Stop me if you’ve heard this before: The tech industry is headed for a potentially huge round of mergers and acquisitions.
These sorts of deals have been going on for a while. But what is new now is that Oracle (orcl) announced its planned $9.4 billion acquisition of NetSuite just six weeks after Microsoft disclosed its $22.6 billion buyout of LinkedIn (lnkd).
That demonstrates is no deal is too big anymore, according to Sunil Dhaliwal, general partner with venture capital firm Amplify Partners.
Before this last spate of mega-purchases, the tech landscape was littered with smaller but still impressive acquisitions. It was a billion or two here and a billion or two there, but now we’re talking real money.

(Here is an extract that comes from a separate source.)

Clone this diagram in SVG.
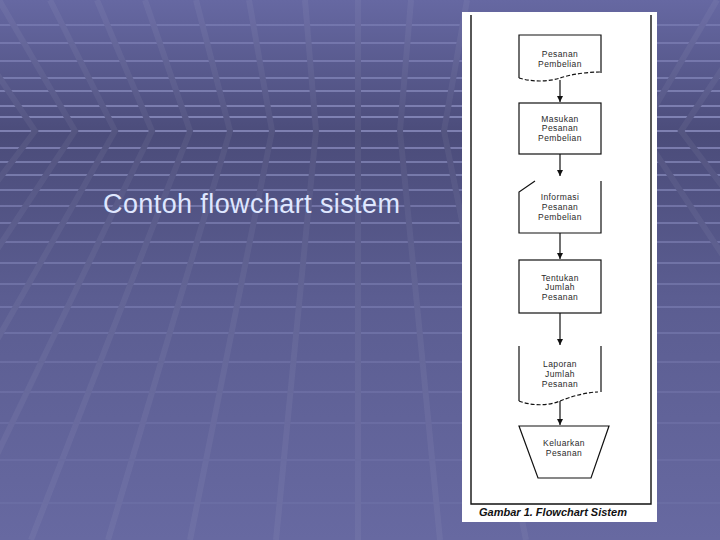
<svg xmlns="http://www.w3.org/2000/svg" width="720" height="540" viewBox="0 0 720 540">
  <defs>
    <linearGradient id="bg" gradientUnits="userSpaceOnUse" x1="0" y1="0" x2="0" y2="540">
      <stop offset="0" stop-color="#6668a2"/>
      <stop offset="0.25" stop-color="#4b4c7a"/>
      <stop offset="0.55" stop-color="#5b5d91"/>
      <stop offset="1" stop-color="#6769a1"/>
    </linearGradient>
    <marker id="arr" markerUnits="userSpaceOnUse" markerWidth="6" markerHeight="6" refX="6" refY="3" orient="auto">
      <path d="M0,0 L6,3 L0,6 z" fill="#111"/>
    </marker>
    <style>
      .h { stroke: #a0a3d6; stroke-width: 2; fill: none; }
      .d { stroke: url(#bg); stroke-width: 6; fill: none; }
      .dl { stroke: #ffffff; stroke-opacity: 0.05; stroke-width: 6; fill: none; }
      .shape { fill: none; stroke: #111; stroke-width: 1.2; }
      .dash { fill: none; stroke: #111; stroke-width: 1.2; stroke-dasharray: 4 2; }
      .conn { stroke: #111; stroke-width: 1.2; fill: none; marker-end: url(#arr); }
      .lbl { font-family: "Liberation Sans", Arial, sans-serif; font-size: 8.5px; letter-spacing: 0.4px; fill: #2a2a2a; text-anchor: middle; }
    </style>
  </defs>

  <!-- background -->
  <rect x="0" y="0" width="720" height="540" fill="url(#bg)"/>
  <g id="bg-lines">
    <g>
      <line class="h" x1="0" y1="25" x2="720" y2="25" stroke-opacity="0.3"/>
      <line class="h" x1="0" y1="43" x2="720" y2="43" stroke-opacity="0.35"/>
      <line class="h" x1="0" y1="61" x2="720" y2="61" stroke-opacity="0.4"/>
      <line class="h" x1="0" y1="78" x2="720" y2="78" stroke-opacity="0.45"/>
      <line class="h" x1="0" y1="91" x2="720" y2="91" stroke-opacity="0.5"/>
      <line class="h" x1="0" y1="106" x2="720" y2="106" stroke-opacity="0.55"/>
      <line class="h" x1="0" y1="117" x2="720" y2="117" stroke-opacity="0.6"/>
      <line class="h" x1="0" y1="131" x2="720" y2="131" stroke-opacity="0.6"/>
      <line class="h" x1="0" y1="148" x2="720" y2="148" stroke-opacity="0.55"/>
      <line class="h" x1="0" y1="162" x2="720" y2="162" stroke-opacity="0.5"/>
      <line class="h" x1="0" y1="175" x2="720" y2="175" stroke-opacity="0.5"/>
      <line class="h" x1="0" y1="190" x2="720" y2="190" stroke-opacity="0.45"/>
      <line class="h" x1="0" y1="206" x2="720" y2="206" stroke-opacity="0.4"/>
      <line class="h" x1="0" y1="223" x2="720" y2="223" stroke-opacity="0.4"/>
      <line class="h" x1="0" y1="242" x2="720" y2="242" stroke-opacity="0.35"/>
      <line class="h" x1="0" y1="263" x2="720" y2="263" stroke-opacity="0.35"/>
      <line class="h" x1="0" y1="284" x2="720" y2="284" stroke-opacity="0.3"/>
      <line class="h" x1="0" y1="307" x2="720" y2="307" stroke-opacity="0.3"/>
      <line class="h" x1="0" y1="333" x2="720" y2="333" stroke-opacity="0.25"/>
      <line class="h" x1="0" y1="362" x2="720" y2="362" stroke-opacity="0.2"/>
      <line class="h" x1="0" y1="392" x2="720" y2="392" stroke-opacity="0.18"/>
      <line class="h" x1="0" y1="423" x2="720" y2="423" stroke-opacity="0.15"/>
      <line class="h" x1="0" y1="460" x2="720" y2="460" stroke-opacity="0.12"/>
      <line class="h" x1="0" y1="503" x2="720" y2="503" stroke-opacity="0.1"/>
    </g>
    <g>
      <polyline class="d" points="-52,0 35,131 -272,540"/>
      <polyline class="d" points="-1,0 75,131 -194,540"/>
      <polyline class="d" points="50,0 115,131 -116,540"/>
      <polyline class="d" points="97,0 152,131 -44,540"/>
      <polyline class="d" points="145,0 190,131 31,540"/>
      <polyline class="d" points="196,0 230,131 108,540"/>
      <polyline class="d" points="249,0 272,131 190,540"/>
      <polyline class="d" points="305,0 316,131 276,540"/>
      <polyline class="d" points="358,0 358,131 358,540"/>
      <polyline class="d" points="411,0 400,131 440,540"/>
      <polyline class="d" points="467,0 444,131 526,540"/>
      <polyline class="d" points="717,0 641,131 910,540"/>
      <polyline class="d" points="768,0 681,131 988,540"/>
      <polyline class="dl" points="-52,0 35,131 -272,540"/>
      <polyline class="dl" points="-1,0 75,131 -194,540"/>
      <polyline class="dl" points="50,0 115,131 -116,540"/>
      <polyline class="dl" points="97,0 152,131 -44,540"/>
      <polyline class="dl" points="145,0 190,131 31,540"/>
      <polyline class="dl" points="196,0 230,131 108,540"/>
      <polyline class="dl" points="249,0 272,131 190,540"/>
      <polyline class="dl" points="305,0 316,131 276,540"/>
      <polyline class="dl" points="358,0 358,131 358,540"/>
      <polyline class="dl" points="411,0 400,131 440,540"/>
      <polyline class="dl" points="467,0 444,131 526,540"/>
      <polyline class="dl" points="717,0 641,131 910,540"/>
      <polyline class="dl" points="768,0 681,131 988,540"/>
    </g>
  </g>

  <text id="title" x="103" y="213" font-family="Liberation Sans, Arial, sans-serif" font-size="27" letter-spacing="0.4" fill="#dfe7ff">Contoh flowchart sistem</text>

  <!-- flowchart picture -->
  <rect x="462" y="12" width="195" height="510" fill="#ffffff"/>
  <g id="frame" stroke="#111" stroke-width="1.4" fill="none">
    <polyline points="471,15 471,504 651,504 651,15"/>
  </g>
  <text id="caption" x="479" y="516" font-family="Liberation Sans, Arial, sans-serif" font-size="11" font-weight="bold" font-style="italic" fill="#111">Gambar 1. Flowchart Sistem</text>

  <g id="connectors">
    <line class="conn" x1="560" y1="80" x2="560" y2="102"/>
    <line class="conn" x1="560" y1="154" x2="560" y2="176"/>
    <line class="conn" x1="560" y1="233" x2="560" y2="259"/>
    <line class="conn" x1="560" y1="313" x2="560" y2="345"/>
    <line class="conn" x1="560" y1="401" x2="560" y2="425"/>
  </g>

  <g id="n1">
    <polyline class="shape" points="519,78 519,35 601,35 601,73"/>
    <path class="dash" d="M519,78 C532,82 548,82 560,78 S588,72 601,72"/>
    <text class="lbl" x="560" y="56.5">Pesanan</text>
    <text class="lbl" x="560" y="66.5">Pembelian</text>
  </g>

  <g id="n2">
    <rect class="shape" x="519" y="103" width="82" height="51"/>
    <text class="lbl" x="560" y="121.5">Masukan</text>
    <text class="lbl" x="560" y="131">Pesanan</text>
    <text class="lbl" x="560" y="141">Pembelian</text>
  </g>

  <g id="n3">
    <polyline class="shape" points="601,181 601,233 519,233 519,192 535,181"/>
    <text class="lbl" x="560" y="199.5">Informasi</text>
    <text class="lbl" x="560" y="209.5">Pesanan</text>
    <text class="lbl" x="560" y="219.5">Pembelian</text>
  </g>

  <g id="n4">
    <rect class="shape" x="519" y="260" width="82" height="53"/>
    <text class="lbl" x="560" y="280.5">Tentukan</text>
    <text class="lbl" x="560" y="290">Jumlah</text>
    <text class="lbl" x="560" y="300">Pesanan</text>
  </g>

  <g id="n5">
    <line class="shape" x1="519" y1="346" x2="519" y2="401"/>
    <line class="shape" x1="601" y1="346" x2="601" y2="392"/>
    <path class="dash" d="M519,401 C532,406 548,406 560,401 S588,392 598,392"/>
    <text class="lbl" x="560" y="366.5">Laporan</text>
    <text class="lbl" x="560" y="376.5">Jumlah</text>
    <text class="lbl" x="560" y="386.5">Pesanan</text>
  </g>

  <g id="n6">
    <polygon class="shape" points="519,426 609,426 591,478 538,478"/>
    <text class="lbl" x="564" y="445.5">Keluarkan</text>
    <text class="lbl" x="564" y="455.5">Pesanan</text>
  </g>
</svg>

That could mean that even very, very large players—say Salesforce (crm) and Workday (wday)—are getting serious looks, according to venture capital execs, who it should be noted could have a vested interest in such deals. However, that does not make what they’re saying untrue.
For more, read: Get Ready for a Flood of Cloud Software Deals
Salesforce (crm), with an enterprise value of about $55.8 billion, would be extremely expensive. Last year, the company reportedly rejected a $55 billion offer from Microsoft. Salesforce chief executive Marc Benioff reportedly wanted $75 billion, and Microsoft(msft) balked.
Maybe that asking price would sail through this summer—or maybe Salesforce will be a buyer, instead of a seller.
Software-as-a-Service (SaaS) companies like Salesforce, which deliver software over the Internet, are of particular interest because that sales delivery model is becoming more successful with corporate customers. Neeraj Agrawal, a general partner with Battery Ventures, estimates that SaaS—as hot as it’s been—still represents just 15% of current software market, but he suggests that won’t be the case for long.
“We hit the inflection point now where chief information officers instead of saying “why buy cloud?’ are saying ‘why not cloud?'” he tells Fortune, predicting SaaS to comprise 60% to 70% of the market in the not-too-distant future.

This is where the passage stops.